◆ **PROBLEM DESCRIPTION**
Transcribe the whole listing without a single picture.

◆ **SUPPLIED INFORMATION**
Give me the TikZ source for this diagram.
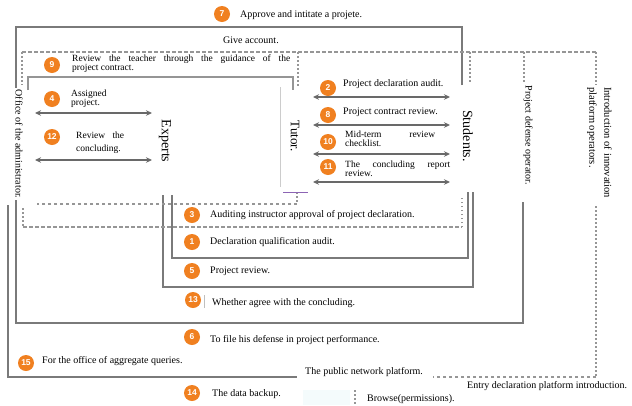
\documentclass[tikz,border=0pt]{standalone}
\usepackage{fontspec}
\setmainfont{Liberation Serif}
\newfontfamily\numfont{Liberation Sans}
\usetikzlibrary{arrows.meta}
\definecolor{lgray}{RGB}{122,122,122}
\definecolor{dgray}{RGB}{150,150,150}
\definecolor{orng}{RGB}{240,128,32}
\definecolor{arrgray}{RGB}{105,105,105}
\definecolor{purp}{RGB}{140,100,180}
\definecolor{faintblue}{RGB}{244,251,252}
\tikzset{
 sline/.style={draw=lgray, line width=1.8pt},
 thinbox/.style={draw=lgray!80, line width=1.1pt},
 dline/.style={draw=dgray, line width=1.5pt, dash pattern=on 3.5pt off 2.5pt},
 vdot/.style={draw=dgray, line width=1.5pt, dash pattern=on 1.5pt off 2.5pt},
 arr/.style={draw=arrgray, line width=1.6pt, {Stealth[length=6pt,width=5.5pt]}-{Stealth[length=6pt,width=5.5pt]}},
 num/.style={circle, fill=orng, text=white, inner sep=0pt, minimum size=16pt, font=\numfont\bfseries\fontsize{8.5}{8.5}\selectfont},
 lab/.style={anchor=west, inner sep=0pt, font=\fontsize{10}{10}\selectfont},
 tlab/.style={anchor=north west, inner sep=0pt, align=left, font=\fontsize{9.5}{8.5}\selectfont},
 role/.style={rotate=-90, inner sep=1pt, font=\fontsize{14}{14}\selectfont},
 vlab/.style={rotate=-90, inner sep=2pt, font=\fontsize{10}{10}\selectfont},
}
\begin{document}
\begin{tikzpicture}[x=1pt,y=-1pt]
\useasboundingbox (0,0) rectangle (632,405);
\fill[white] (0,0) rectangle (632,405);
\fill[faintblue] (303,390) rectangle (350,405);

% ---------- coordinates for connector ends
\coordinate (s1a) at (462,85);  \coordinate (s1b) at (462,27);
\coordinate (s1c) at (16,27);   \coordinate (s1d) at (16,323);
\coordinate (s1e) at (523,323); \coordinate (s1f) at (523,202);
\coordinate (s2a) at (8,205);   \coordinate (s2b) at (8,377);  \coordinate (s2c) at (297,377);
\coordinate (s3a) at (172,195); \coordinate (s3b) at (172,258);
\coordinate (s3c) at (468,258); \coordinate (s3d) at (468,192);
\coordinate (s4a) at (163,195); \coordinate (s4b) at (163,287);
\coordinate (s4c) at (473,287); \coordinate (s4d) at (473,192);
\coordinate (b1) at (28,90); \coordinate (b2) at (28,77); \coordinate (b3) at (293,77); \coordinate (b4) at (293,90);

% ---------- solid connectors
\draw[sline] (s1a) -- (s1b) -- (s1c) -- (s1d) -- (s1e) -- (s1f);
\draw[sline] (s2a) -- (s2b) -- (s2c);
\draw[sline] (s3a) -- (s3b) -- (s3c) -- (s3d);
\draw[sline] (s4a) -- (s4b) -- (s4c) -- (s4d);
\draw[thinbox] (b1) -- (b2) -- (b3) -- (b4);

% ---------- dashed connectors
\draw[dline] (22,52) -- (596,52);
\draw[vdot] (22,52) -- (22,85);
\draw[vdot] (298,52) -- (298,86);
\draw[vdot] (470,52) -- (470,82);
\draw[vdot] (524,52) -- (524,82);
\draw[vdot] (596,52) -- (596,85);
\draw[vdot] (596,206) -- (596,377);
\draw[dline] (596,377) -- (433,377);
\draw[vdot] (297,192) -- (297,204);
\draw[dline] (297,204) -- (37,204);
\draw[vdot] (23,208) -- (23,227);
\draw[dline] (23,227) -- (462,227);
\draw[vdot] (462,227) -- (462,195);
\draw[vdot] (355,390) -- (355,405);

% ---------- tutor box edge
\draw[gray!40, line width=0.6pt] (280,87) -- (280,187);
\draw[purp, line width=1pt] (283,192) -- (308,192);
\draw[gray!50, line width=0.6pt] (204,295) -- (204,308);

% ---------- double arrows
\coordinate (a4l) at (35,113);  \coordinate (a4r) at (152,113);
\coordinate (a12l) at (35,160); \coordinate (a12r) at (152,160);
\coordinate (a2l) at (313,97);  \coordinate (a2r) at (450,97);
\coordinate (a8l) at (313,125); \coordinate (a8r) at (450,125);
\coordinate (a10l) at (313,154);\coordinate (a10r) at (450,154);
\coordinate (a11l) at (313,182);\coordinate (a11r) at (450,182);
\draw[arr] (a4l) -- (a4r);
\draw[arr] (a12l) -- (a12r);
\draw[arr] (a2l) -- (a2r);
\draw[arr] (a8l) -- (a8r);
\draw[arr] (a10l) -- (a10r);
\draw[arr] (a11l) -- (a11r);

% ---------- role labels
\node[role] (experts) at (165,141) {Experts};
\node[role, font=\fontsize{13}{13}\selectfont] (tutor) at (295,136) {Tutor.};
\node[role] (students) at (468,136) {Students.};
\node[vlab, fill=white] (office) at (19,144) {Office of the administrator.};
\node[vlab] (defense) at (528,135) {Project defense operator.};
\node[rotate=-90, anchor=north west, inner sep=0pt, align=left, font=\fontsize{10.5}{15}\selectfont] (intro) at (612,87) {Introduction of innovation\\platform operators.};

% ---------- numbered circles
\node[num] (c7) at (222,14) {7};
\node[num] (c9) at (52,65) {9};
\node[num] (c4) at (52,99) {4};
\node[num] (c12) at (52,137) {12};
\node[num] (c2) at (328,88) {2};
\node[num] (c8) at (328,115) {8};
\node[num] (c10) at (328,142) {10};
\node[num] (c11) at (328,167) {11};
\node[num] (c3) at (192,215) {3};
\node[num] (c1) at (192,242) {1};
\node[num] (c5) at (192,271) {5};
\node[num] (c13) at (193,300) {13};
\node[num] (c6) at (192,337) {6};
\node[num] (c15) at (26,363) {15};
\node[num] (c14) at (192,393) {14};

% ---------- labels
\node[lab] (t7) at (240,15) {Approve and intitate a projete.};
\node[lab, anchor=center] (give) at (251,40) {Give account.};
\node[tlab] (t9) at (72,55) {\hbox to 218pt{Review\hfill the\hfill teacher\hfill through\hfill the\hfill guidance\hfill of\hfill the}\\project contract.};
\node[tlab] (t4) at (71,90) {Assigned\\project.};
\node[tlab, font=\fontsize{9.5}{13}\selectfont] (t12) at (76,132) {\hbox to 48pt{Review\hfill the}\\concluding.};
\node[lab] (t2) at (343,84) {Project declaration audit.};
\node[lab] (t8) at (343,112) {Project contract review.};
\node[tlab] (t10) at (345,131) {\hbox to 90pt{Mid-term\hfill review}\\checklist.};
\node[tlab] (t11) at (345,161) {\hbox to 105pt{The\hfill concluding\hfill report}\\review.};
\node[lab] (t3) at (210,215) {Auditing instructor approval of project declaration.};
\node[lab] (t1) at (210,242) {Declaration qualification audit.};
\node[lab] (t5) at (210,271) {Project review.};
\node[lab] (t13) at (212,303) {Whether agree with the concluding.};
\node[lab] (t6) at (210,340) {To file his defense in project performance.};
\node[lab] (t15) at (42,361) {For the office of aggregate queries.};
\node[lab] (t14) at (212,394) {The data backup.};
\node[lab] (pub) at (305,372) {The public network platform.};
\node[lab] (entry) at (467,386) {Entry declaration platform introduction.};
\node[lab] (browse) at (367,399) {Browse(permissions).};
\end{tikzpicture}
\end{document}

◆ **SOLVED EXERCISE**
Give me the TikZ source for this diagram.
\documentclass[tikz,border=0pt]{standalone}
\usepackage{fontspec}
\setmainfont{Liberation Serif}
\newfontfamily\numfont{Liberation Sans}
\usetikzlibrary{arrows.meta}
\definecolor{lgray}{RGB}{122,122,122}
\definecolor{dgray}{RGB}{150,150,150}
\definecolor{orng}{RGB}{240,128,32}
\definecolor{arrgray}{RGB}{105,105,105}
\definecolor{purp}{RGB}{140,100,180}
\definecolor{faintblue}{RGB}{244,251,252}
\tikzset{
 sline/.style={draw=lgray, line width=1.8pt},
 thinbox/.style={draw=lgray!80, line width=1.1pt},
 dline/.style={draw=dgray, line width=1.5pt, dash pattern=on 3.5pt off 2.5pt},
 vdot/.style={draw=dgray, line width=1.5pt, dash pattern=on 1.5pt off 2.5pt},
 arr/.style={draw=arrgray, line width=1.6pt, {Stealth[length=6pt,width=5.5pt]}-{Stealth[length=6pt,width=5.5pt]}},
 num/.style={circle, fill=orng, text=white, inner sep=0pt, minimum size=16pt, font=\numfont\bfseries\fontsize{8.5}{8.5}\selectfont},
 lab/.style={anchor=west, inner sep=0pt, font=\fontsize{10}{10}\selectfont},
 tlab/.style={anchor=north west, inner sep=0pt, align=left, font=\fontsize{9.5}{8.5}\selectfont},
 role/.style={rotate=-90, inner sep=1pt, font=\fontsize{14}{14}\selectfont},
 vlab/.style={rotate=-90, inner sep=2pt, font=\fontsize{10}{10}\selectfont},
}
\begin{document}
\begin{tikzpicture}[x=1pt,y=-1pt]
\useasboundingbox (0,0) rectangle (632,405);
\fill[white] (0,0) rectangle (632,405);
\fill[faintblue] (303,390) rectangle (350,405);

% ---------- coordinates for connector ends
\coordinate (s1a) at (462,85);  \coordinate (s1b) at (462,27);
\coordinate (s1c) at (16,27);   \coordinate (s1d) at (16,323);
\coordinate (s1e) at (523,323); \coordinate (s1f) at (523,202);
\coordinate (s2a) at (8,205);   \coordinate (s2b) at (8,377);  \coordinate (s2c) at (297,377);
\coordinate (s3a) at (172,195); \coordinate (s3b) at (172,258);
\coordinate (s3c) at (468,258); \coordinate (s3d) at (468,192);
\coordinate (s4a) at (163,195); \coordinate (s4b) at (163,287);
\coordinate (s4c) at (473,287); \coordinate (s4d) at (473,192);
\coordinate (b1) at (28,90); \coordinate (b2) at (28,77); \coordinate (b3) at (293,77); \coordinate (b4) at (293,90);

% ---------- solid connectors
\draw[sline] (s1a) -- (s1b) -- (s1c) -- (s1d) -- (s1e) -- (s1f);
\draw[sline] (s2a) -- (s2b) -- (s2c);
\draw[sline] (s3a) -- (s3b) -- (s3c) -- (s3d);
\draw[sline] (s4a) -- (s4b) -- (s4c) -- (s4d);
\draw[thinbox] (b1) -- (b2) -- (b3) -- (b4);

% ---------- dashed connectors
\draw[dline] (22,52) -- (596,52);
\draw[vdot] (22,52) -- (22,85);
\draw[vdot] (298,52) -- (298,86);
\draw[vdot] (470,52) -- (470,82);
\draw[vdot] (524,52) -- (524,82);
\draw[vdot] (596,52) -- (596,85);
\draw[vdot] (596,206) -- (596,377);
\draw[dline] (596,377) -- (433,377);
\draw[vdot] (297,192) -- (297,204);
\draw[dline] (297,204) -- (37,204);
\draw[vdot] (23,208) -- (23,227);
\draw[dline] (23,227) -- (462,227);
\draw[vdot] (462,227) -- (462,195);
\draw[vdot] (355,390) -- (355,405);

% ---------- tutor box edge
\draw[gray!40, line width=0.6pt] (280,87) -- (280,187);
\draw[purp, line width=1pt] (283,192) -- (308,192);
\draw[gray!50, line width=0.6pt] (204,295) -- (204,308);

% ---------- double arrows
\coordinate (a4l) at (35,113);  \coordinate (a4r) at (152,113);
\coordinate (a12l) at (35,160); \coordinate (a12r) at (152,160);
\coordinate (a2l) at (313,97);  \coordinate (a2r) at (450,97);
\coordinate (a8l) at (313,125); \coordinate (a8r) at (450,125);
\coordinate (a10l) at (313,154);\coordinate (a10r) at (450,154);
\coordinate (a11l) at (313,182);\coordinate (a11r) at (450,182);
\draw[arr] (a4l) -- (a4r);
\draw[arr] (a12l) -- (a12r);
\draw[arr] (a2l) -- (a2r);
\draw[arr] (a8l) -- (a8r);
\draw[arr] (a10l) -- (a10r);
\draw[arr] (a11l) -- (a11r);

% ---------- role labels
\node[role] (experts) at (165,141) {Experts};
\node[role, font=\fontsize{13}{13}\selectfont] (tutor) at (295,136) {Tutor.};
\node[role] (students) at (468,136) {Students.};
\node[vlab, fill=white] (office) at (19,144) {Office of the administrator.};
\node[vlab] (defense) at (528,135) {Project defense operator.};
\node[rotate=-90, anchor=north west, inner sep=0pt, align=left, font=\fontsize{10.5}{15}\selectfont] (intro) at (612,87) {Introduction of innovation\\platform operators.};

% ---------- numbered circles
\node[num] (c7) at (222,14) {7};
\node[num] (c9) at (52,65) {9};
\node[num] (c4) at (52,99) {4};
\node[num] (c12) at (52,137) {12};
\node[num] (c2) at (328,88) {2};
\node[num] (c8) at (328,115) {8};
\node[num] (c10) at (328,142) {10};
\node[num] (c11) at (328,167) {11};
\node[num] (c3) at (192,215) {3};
\node[num] (c1) at (192,242) {1};
\node[num] (c5) at (192,271) {5};
\node[num] (c13) at (193,300) {13};
\node[num] (c6) at (192,337) {6};
\node[num] (c15) at (26,363) {15};
\node[num] (c14) at (192,393) {14};

% ---------- labels
\node[lab] (t7) at (240,15) {Approve and intitate a projete.};
\node[lab, anchor=center] (give) at (251,40) {Give account.};
\node[tlab] (t9) at (72,55) {\hbox to 218pt{Review\hfill the\hfill teacher\hfill through\hfill the\hfill guidance\hfill of\hfill the}\\project contract.};
\node[tlab] (t4) at (71,90) {Assigned\\project.};
\node[tlab, font=\fontsize{9.5}{13}\selectfont] (t12) at (76,132) {\hbox to 48pt{Review\hfill the}\\concluding.};
\node[lab] (t2) at (343,84) {Project declaration audit.};
\node[lab] (t8) at (343,112) {Project contract review.};
\node[tlab] (t10) at (345,131) {\hbox to 90pt{Mid-term\hfill review}\\checklist.};
\node[tlab] (t11) at (345,161) {\hbox to 105pt{The\hfill concluding\hfill report}\\review.};
\node[lab] (t3) at (210,215) {Auditing instructor approval of project declaration.};
\node[lab] (t1) at (210,242) {Declaration qualification audit.};
\node[lab] (t5) at (210,271) {Project review.};
\node[lab] (t13) at (212,303) {Whether agree with the concluding.};
\node[lab] (t6) at (210,340) {To file his defense in project performance.};
\node[lab] (t15) at (42,361) {For the office of aggregate queries.};
\node[lab] (t14) at (212,394) {The data backup.};
\node[lab] (pub) at (305,372) {The public network platform.};
\node[lab] (entry) at (467,386) {Entry declaration platform introduction.};
\node[lab] (browse) at (367,399) {Browse(permissions).};
\end{tikzpicture}
\end{document}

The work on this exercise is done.